Où les élus ont-ils pêché ?
Chaque fois qu’ils ont annoncé pour bientôt la fin des tours d’eau depuis… 2014 ; chaque fois qu’ils ont renoncé à s’exprimer haut et fort pour condamner les mauvaises décisions prises à Paris comme la réforme des retraites ; chaque fois qu’ils n’ont pas exigé du Gouvernement qu’il mette davantage de moyens humains et matériels pour lutter contre l’insécurité et les trafic d’armes et de drogues ; chaque fois qu’ils n’ont pas voulu voir qu’un pays qui voit 3 000 de ses habitants s’en aller chaque année depuis 10 ans est dans une crise profonde et que cela appelle une révolution dans la manière de traiter les problèmes ; chaque fois qu’ils ne sont pas alarmés de la chute de la participation aux élections, même les plus majeures aujourd’hui. Le « i bon kon sa », voilà ce qui conduit au pire dans un archipel qui, pourtant, regorge de talents, de potentiels et de courage. Et qui a besoin de l’espérance que peut lui apporter le Nouveau Front Populaire.
Que vous inspirent les candidatures parachutées depuis Paris de Dieudonné Mbala Mbala et Francis Lalanne ?

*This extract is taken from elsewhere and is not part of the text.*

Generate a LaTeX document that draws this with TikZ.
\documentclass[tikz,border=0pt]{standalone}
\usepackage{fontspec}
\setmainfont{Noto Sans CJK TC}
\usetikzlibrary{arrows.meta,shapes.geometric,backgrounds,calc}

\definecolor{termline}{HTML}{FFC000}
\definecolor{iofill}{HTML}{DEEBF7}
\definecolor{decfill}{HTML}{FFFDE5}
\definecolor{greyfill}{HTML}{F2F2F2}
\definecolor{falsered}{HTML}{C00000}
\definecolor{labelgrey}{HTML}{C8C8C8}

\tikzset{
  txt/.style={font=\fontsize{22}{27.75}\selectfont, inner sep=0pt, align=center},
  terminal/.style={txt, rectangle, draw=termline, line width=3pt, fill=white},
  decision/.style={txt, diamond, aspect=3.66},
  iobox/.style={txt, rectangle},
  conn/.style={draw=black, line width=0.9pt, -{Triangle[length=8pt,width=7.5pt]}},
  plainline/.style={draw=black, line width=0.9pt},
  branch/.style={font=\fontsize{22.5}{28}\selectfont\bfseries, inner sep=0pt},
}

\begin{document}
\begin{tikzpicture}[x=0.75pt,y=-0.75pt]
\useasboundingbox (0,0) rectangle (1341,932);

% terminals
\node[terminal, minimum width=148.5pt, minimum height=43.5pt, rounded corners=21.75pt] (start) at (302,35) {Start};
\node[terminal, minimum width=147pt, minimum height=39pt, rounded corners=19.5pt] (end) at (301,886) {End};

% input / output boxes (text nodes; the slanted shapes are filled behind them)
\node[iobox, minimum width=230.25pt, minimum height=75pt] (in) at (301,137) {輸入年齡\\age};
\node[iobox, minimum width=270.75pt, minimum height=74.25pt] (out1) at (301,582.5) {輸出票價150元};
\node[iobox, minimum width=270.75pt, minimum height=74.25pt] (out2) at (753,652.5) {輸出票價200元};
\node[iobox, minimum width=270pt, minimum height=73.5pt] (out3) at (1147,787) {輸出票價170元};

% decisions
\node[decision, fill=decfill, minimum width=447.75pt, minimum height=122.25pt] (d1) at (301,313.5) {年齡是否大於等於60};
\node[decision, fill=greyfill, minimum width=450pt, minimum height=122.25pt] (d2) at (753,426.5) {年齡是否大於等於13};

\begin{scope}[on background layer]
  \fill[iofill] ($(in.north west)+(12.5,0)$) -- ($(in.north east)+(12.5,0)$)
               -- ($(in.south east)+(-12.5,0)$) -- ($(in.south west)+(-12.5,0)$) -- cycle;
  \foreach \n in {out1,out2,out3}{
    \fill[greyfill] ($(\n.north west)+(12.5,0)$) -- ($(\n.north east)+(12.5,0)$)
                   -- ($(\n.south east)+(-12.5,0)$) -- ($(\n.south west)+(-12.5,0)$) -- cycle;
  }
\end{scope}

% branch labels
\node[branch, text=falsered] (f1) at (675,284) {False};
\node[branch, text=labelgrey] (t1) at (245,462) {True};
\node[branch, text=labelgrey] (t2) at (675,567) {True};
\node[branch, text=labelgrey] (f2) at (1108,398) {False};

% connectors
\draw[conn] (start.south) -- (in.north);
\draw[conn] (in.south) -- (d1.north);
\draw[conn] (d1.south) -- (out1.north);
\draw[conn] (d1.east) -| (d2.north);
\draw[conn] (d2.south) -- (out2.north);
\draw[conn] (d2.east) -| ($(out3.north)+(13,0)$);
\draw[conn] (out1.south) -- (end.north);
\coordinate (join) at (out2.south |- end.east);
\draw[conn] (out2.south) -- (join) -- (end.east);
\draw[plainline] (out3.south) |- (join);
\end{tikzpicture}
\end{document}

Je le vois comme un autre symptôme des crises qui sont à l’oeuvre chez nous. Georges Trésor parle d’un « effondrement moral » dans un récent texte remarquable qu’il faut absolument lire. Eh bien, le parachutage de ces deux énergumènes est le signe que notre situation est désormais bien visible de l’extérieur. Ils ne sont pas allés en Martinique, en Guyane ou à La Réunion. Non. Ils ont choisi la Guadeloupe parce que de leur point de vue, nous sommes une société où les nerfs sont à vif et où des plaies sont prêtes à accueillir le sel de leurs tristes idées.